Anderson reduces most of his characters to mere caricatures: DiCaprio plays the bum single father, Teyana Taylor plays the radical revolutionary, Sean Penn plays the fetishizing white supremacist. This makes them feel rigid, like they have little to no variation in terms of how they think or conceptualize the world around them.
Comments from Miles
I disagree with this; we can see change in the characters of Bob/Pat and Willa as they experience the traumatic events of the film. There is little introspection within the film, but that is mostly because there simply isn’t time, given the stress the characters face throughout the movie.
Contrast that with “Eddington,” where you see characters with more dimension: an emasculated sheriff (Joaquin Phoenix) who feels increasingly alienated from his surroundings, a liberal mayor (Pedro Pascal) and corporate shill and a victim of childhood trauma, Louise (Emma Stone) who is exploited by those around her. The characters in “Eddington” resonate deeply with audiences because they feel like people you could meet in real life, making the dire message of “Eddington” so much more important.
Comments from Miles
Both “Eddington” and OBAA offer valuable messages to their viewers, some just prefer the ease of one message to the other. OBAA is a difficult film in its rejection of offering a truly final message or solution and that is certainly not for everyone. But it doesn’t make it worse.
Of course, there are things “Eddington” could have done better (Joe Cross’s ending arc), and there are also things which “One Battle After Another” did well (Benicio del Toro’s performance).
Comments from Miles
This is something Zhane and I agree on wholeheartedly. Sensei was amazing.

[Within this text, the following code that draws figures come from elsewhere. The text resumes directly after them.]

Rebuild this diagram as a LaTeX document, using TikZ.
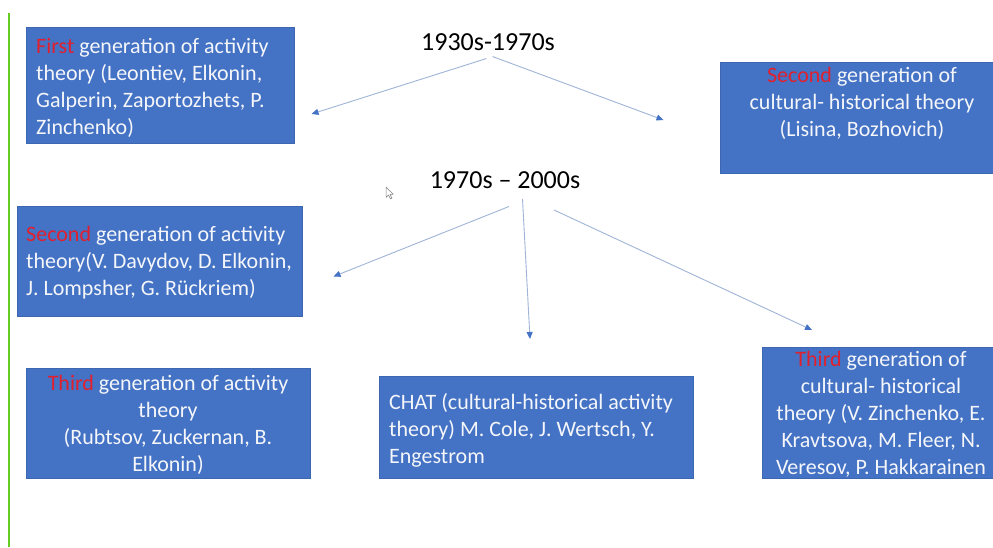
\documentclass[tikz,border=0pt]{standalone}
\usepackage{fontspec}
\setmainfont{Carlito}
\usetikzlibrary{arrows.meta}
\definecolor{boxblue}{HTML}{4472C4}
\definecolor{boxedge}{HTML}{3E67B2}
\definecolor{hlred}{HTML}{E0202E}
\definecolor{linegray}{HTML}{9FB4D6}
\definecolor{bargreen}{HTML}{66CC22}
\definecolor{txtwhite}{HTML}{F4F6FA}
\newcommand\hl[1]{\textcolor{hlred}{#1}}
\begin{document}
\begin{tikzpicture}[x=1pt,y=-1pt,
  box/.style={draw=boxedge, fill=boxblue, line width=0.6pt, inner sep=0pt},
  txt/.style={text=txtwhite, font=\fontsize{22}{27}\selectfont, inner sep=0pt},
  title/.style={text=black, font=\fontsize{26}{30}\selectfont, inner sep=0pt},
  conn/.style={draw=linegray, line width=0.9pt, -{Triangle[length=7pt,width=6pt,color=boxblue]}}]
\useasboundingbox[fill=white] (0,0) rectangle (993,547);
% green bar
\draw[bargreen, line width=2pt] (9,13) -- (9,547);
% boxes
\node[box, minimum width=268pt, minimum height=116pt] (b1) at (160,85) {};
\node[txt, anchor=north west, align=left] (t1) at (36,38)
  {\hl{First} generation of activity\\theory (Leontiev, Elkonin,\\Galperin, Zaportozhets, P.\\Zinchenko)};
\node[box, minimum width=274pt, minimum height=111pt] (b2) at (857,117.5) {};
\node[txt, anchor=north, align=center] (t2) at (862,67)
  {\hl{Second} generation of\\cultural- historical theory\\(Lisina, Bozhovich)};
\node[box, minimum width=285pt, minimum height=110pt] (b3) at (159.5,261) {};
\node[txt, anchor=north west, align=left] (t3) at (26,226)
  {\hl{Second} generation of activity\\theory(V. Davydov, D. Elkonin,\\J. Lompsher, G. Rückriem)};
\node[box, minimum width=284pt, minimum height=110pt] (b4) at (168,423) {};
\node[txt, anchor=north, align=center] (t4) at (168,375)
  {\hl{Third} generation of activity\\theory\\(Rubtsov, Zuckernan, B.\\Elkonin)};
\node[box, minimum width=314pt, minimum height=102pt] (b5) at (536,427) {};
\node[txt, anchor=north west, align=left] (t5) at (389,393)
  {CHAT (cultural-historical activity\\theory) M. Cole, J. Wertsch, Y.\\Engestrom};
\node[box, minimum width=232pt, minimum height=131pt] (b6) at (878,412.5) {};
\node[txt, anchor=north, align=center] (t6) at (881,351)
  {\hl{Third} generation of\\cultural- historical\\theory (V. Zinchenko, E.\\Kravtsova, M. Fleer, N.\\Veresov, P. Hakkarainen};
% titles
\node[title] (h1) at (488,42) {1930s-1970s};
\node[title] (h2) at (505,180) {1970s – 2000s};
% connectors
\coordinate (s1) at (486.5,58.5);
\coordinate (e1) at (311.5,114);
\coordinate (s2) at (492.5,56.5);
\coordinate (e2) at (663.5,120);
\coordinate (s3) at (509,206.5);
\coordinate (e3) at (333.5,276.5);
\coordinate (s4) at (522.5,199);
\coordinate (e4) at (530,339);
\coordinate (s5) at (554,210);
\coordinate (e5) at (812,330);
\draw[conn] (s1) -- (e1);
\draw[conn] (s2) -- (e2);
\draw[conn] (s3) -- (e3);
\draw[conn] (s4) -- (e4);
\draw[conn] (s5) -- (e5);
% mouse pointer
\draw[gray, line width=0.5pt, fill=white, line join=round]
  (386,187) -- (386,197.5) -- (388.5,195) -- (390.5,199) -- (392,198.3) -- (390,194.3) -- (393.2,194.3) -- cycle;
\end{tikzpicture}
\end{document}
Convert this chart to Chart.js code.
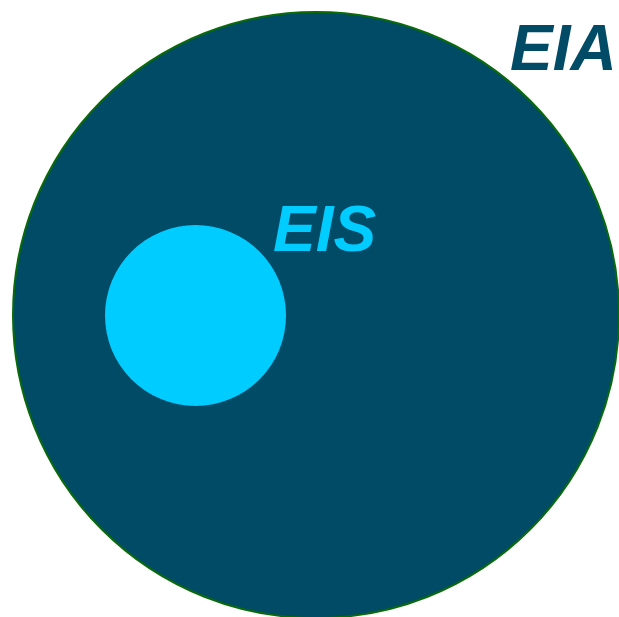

Aster’s movie is much more thought-provoking and relevant.
Comments from Miles
Again, this is a matter of opinion and what themes resonate with the viewer. Zhane and I will continue to disagree about this.
An interviewer described “Eddington” as a “Western, with phones instead of guns.” In an era where violent social media rhetoric leaks out to affect our political reality, that is symbolism we all need to reckon with.